_Directions for this task_. Only the lines from the start of the data below through the line that contains "ax2 = ax.twinx()" are to be copied, exactly and without pictures.

+++ Dataset excerpt +++

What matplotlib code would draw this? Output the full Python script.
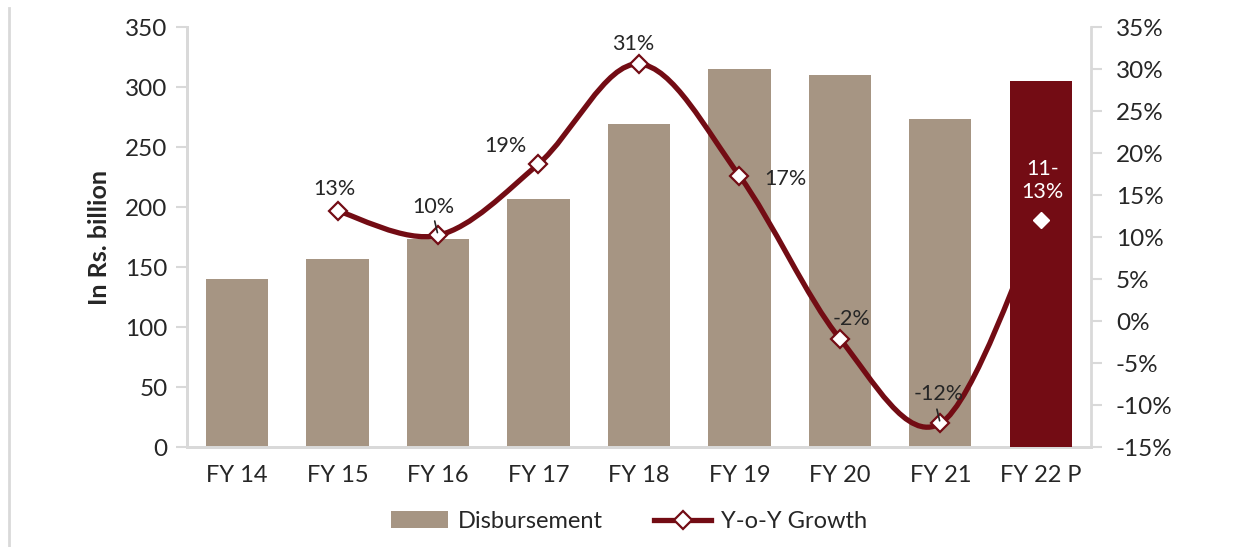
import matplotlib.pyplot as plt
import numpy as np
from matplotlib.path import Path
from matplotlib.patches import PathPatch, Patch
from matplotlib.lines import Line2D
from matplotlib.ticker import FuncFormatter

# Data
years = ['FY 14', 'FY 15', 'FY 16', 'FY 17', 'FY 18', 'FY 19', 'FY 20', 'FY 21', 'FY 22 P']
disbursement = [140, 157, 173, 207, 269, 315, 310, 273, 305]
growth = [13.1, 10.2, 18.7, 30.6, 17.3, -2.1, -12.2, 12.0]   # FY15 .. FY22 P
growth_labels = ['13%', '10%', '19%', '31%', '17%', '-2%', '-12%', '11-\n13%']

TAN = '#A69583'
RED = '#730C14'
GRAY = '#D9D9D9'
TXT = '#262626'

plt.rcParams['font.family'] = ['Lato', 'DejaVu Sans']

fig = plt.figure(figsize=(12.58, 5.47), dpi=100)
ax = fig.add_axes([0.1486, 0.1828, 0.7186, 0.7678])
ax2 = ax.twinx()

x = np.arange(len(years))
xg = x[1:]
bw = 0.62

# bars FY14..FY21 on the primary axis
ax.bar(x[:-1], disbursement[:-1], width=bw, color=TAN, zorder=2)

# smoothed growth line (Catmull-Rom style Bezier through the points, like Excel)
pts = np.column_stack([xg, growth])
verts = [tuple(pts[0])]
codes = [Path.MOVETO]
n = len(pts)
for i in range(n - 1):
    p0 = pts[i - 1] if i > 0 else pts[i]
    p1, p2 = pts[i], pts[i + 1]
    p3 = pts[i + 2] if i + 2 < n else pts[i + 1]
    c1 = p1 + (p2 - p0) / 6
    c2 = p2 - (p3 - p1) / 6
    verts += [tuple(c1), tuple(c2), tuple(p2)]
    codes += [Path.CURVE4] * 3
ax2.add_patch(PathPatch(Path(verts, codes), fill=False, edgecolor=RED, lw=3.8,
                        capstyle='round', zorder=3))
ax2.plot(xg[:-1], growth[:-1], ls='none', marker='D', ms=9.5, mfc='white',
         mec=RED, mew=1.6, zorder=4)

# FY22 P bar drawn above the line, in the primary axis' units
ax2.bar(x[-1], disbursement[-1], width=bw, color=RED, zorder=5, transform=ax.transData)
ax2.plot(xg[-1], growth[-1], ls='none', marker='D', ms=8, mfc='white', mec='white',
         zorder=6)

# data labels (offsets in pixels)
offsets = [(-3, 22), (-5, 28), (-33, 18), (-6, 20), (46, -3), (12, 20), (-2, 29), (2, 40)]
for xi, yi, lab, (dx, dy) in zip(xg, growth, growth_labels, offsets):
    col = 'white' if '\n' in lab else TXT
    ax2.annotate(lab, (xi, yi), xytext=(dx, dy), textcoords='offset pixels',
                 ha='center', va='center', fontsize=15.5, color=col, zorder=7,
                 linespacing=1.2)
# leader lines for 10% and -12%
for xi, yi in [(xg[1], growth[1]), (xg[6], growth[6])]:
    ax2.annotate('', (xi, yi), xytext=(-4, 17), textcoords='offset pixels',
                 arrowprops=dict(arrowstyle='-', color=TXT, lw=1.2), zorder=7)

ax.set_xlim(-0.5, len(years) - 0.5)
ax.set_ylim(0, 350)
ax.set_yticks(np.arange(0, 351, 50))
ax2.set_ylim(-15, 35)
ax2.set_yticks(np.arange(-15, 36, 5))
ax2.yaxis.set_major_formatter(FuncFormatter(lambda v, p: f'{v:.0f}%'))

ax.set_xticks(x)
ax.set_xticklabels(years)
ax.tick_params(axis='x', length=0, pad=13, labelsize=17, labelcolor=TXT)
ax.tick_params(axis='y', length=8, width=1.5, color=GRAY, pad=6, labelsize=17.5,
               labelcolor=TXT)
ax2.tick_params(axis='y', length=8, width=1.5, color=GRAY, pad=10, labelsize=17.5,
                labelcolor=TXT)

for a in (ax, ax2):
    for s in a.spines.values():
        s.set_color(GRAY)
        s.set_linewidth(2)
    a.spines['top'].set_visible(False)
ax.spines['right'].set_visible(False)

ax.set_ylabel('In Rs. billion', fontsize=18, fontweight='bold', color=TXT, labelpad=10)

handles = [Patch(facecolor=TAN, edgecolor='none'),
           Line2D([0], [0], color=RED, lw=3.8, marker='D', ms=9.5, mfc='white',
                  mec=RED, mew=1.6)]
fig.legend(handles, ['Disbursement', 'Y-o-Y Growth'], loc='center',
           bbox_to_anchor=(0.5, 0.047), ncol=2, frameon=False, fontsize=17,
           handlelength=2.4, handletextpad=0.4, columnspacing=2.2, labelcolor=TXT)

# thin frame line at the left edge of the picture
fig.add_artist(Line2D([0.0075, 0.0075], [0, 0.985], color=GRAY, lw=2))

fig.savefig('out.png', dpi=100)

+++

_Expected answer_.
What matplotlib code would draw this? Output the full Python script.
import matplotlib.pyplot as plt
import numpy as np
from matplotlib.path import Path
from matplotlib.patches import PathPatch, Patch
from matplotlib.lines import Line2D
from matplotlib.ticker import FuncFormatter

# Data
years = ['FY 14', 'FY 15', 'FY 16', 'FY 17', 'FY 18', 'FY 19', 'FY 20', 'FY 21', 'FY 22 P']
disbursement = [140, 157, 173, 207, 269, 315, 310, 273, 305]
growth = [13.1, 10.2, 18.7, 30.6, 17.3, -2.1, -12.2, 12.0]   # FY15 .. FY22 P
growth_labels = ['13%', '10%', '19%', '31%', '17%', '-2%', '-12%', '11-\n13%']

TAN = '#A69583'
RED = '#730C14'
GRAY = '#D9D9D9'
TXT = '#262626'

plt.rcParams['font.family'] = ['Lato', 'DejaVu Sans']

fig = plt.figure(figsize=(12.58, 5.47), dpi=100)
ax = fig.add_axes([0.1486, 0.1828, 0.7186, 0.7678])
ax2 = ax.twinx()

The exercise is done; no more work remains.